> Rows:
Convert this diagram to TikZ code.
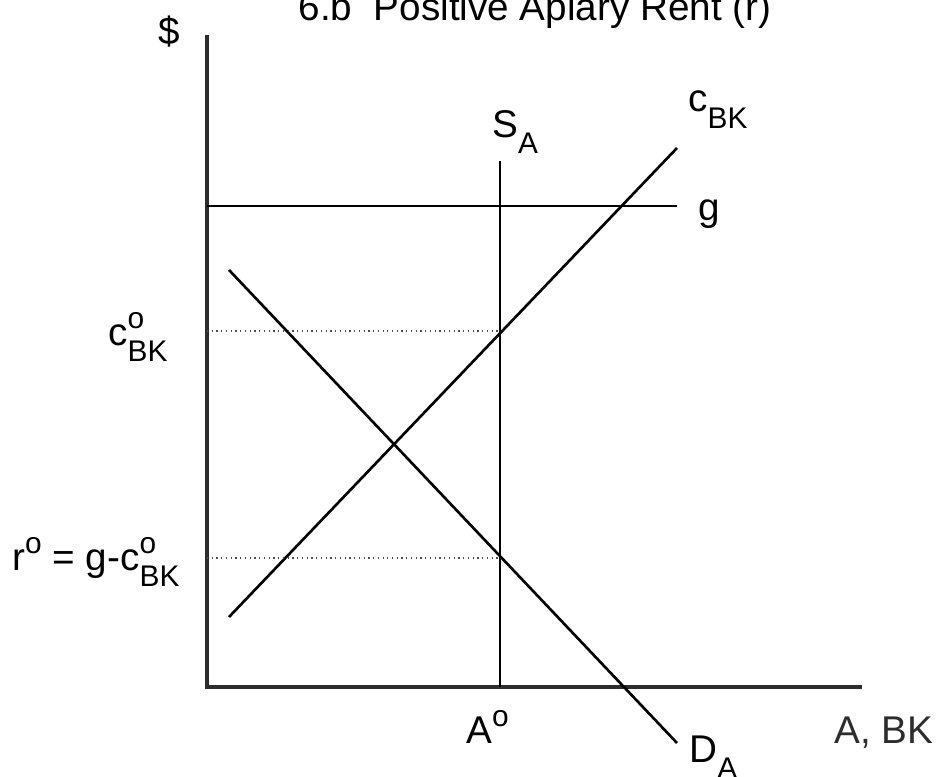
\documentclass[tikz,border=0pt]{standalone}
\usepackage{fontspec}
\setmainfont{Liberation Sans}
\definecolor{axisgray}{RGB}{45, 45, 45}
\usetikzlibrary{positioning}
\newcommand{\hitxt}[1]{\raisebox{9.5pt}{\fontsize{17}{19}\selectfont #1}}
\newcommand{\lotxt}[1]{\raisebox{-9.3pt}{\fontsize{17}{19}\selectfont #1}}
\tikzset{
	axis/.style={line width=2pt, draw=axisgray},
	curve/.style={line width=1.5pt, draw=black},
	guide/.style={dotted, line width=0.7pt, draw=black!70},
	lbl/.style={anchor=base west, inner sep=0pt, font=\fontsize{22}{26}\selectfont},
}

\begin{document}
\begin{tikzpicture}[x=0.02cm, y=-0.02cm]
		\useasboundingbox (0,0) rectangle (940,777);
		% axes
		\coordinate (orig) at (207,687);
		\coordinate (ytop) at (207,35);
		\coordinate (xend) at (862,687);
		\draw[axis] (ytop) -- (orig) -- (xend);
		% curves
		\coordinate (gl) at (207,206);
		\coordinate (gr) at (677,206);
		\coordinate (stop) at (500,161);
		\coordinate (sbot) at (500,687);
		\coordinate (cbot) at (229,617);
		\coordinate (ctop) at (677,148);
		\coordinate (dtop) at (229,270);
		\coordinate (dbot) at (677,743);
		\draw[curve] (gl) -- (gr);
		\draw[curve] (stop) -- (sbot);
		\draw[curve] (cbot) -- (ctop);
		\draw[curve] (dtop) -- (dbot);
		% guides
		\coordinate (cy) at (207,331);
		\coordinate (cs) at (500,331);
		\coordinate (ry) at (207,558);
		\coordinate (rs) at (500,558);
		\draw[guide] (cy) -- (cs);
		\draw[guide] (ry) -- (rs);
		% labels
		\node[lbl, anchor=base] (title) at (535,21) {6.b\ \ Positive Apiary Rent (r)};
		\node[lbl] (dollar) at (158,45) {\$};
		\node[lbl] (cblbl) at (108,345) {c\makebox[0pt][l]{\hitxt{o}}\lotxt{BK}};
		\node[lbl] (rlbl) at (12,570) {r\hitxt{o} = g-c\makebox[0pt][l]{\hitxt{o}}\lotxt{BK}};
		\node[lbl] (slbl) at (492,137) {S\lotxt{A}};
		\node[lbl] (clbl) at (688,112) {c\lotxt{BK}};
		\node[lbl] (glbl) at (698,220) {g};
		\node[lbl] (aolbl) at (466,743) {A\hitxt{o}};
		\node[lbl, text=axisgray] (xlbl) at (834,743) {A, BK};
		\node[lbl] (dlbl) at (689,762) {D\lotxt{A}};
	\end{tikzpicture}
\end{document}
==
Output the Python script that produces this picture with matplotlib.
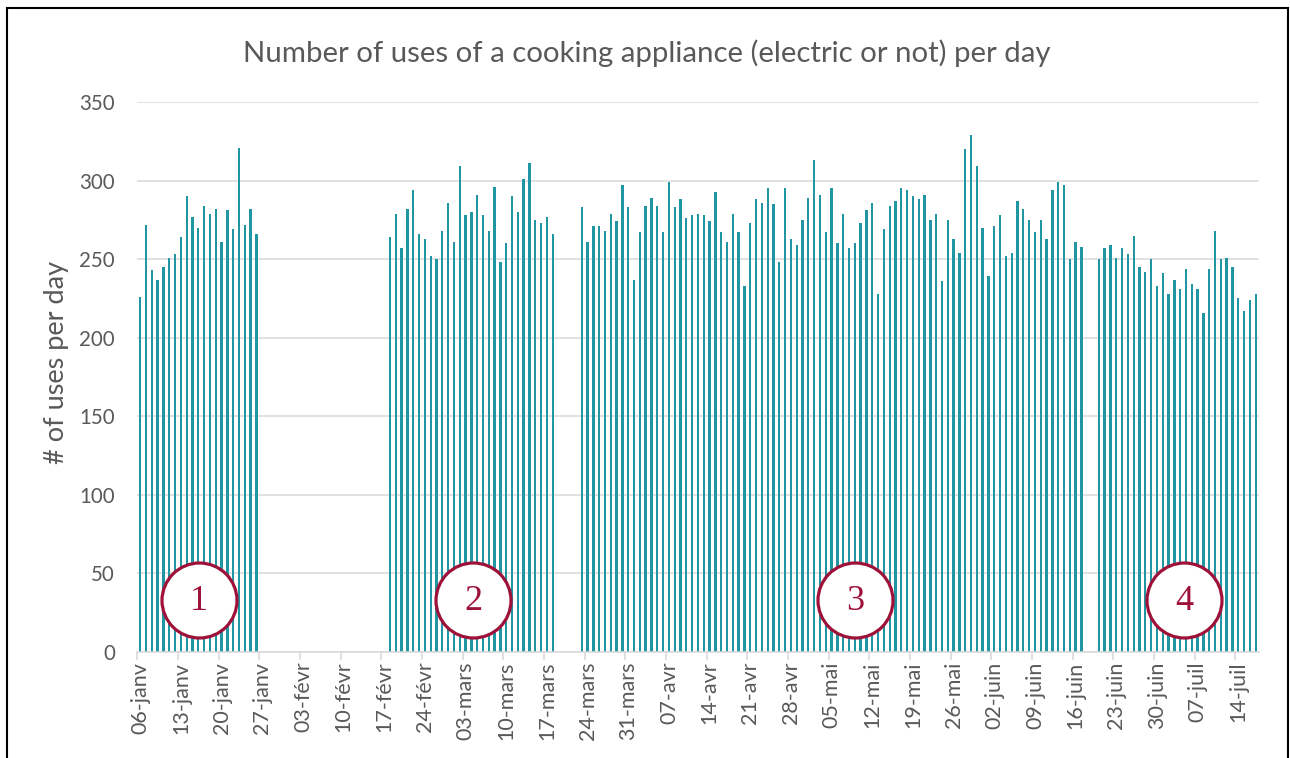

> Work to complete: Search the material above for "this". Pull out each line where it shows up.

> The solution:
Convert this diagram to TikZ code.
Output the Python script that produces this picture with matplotlib.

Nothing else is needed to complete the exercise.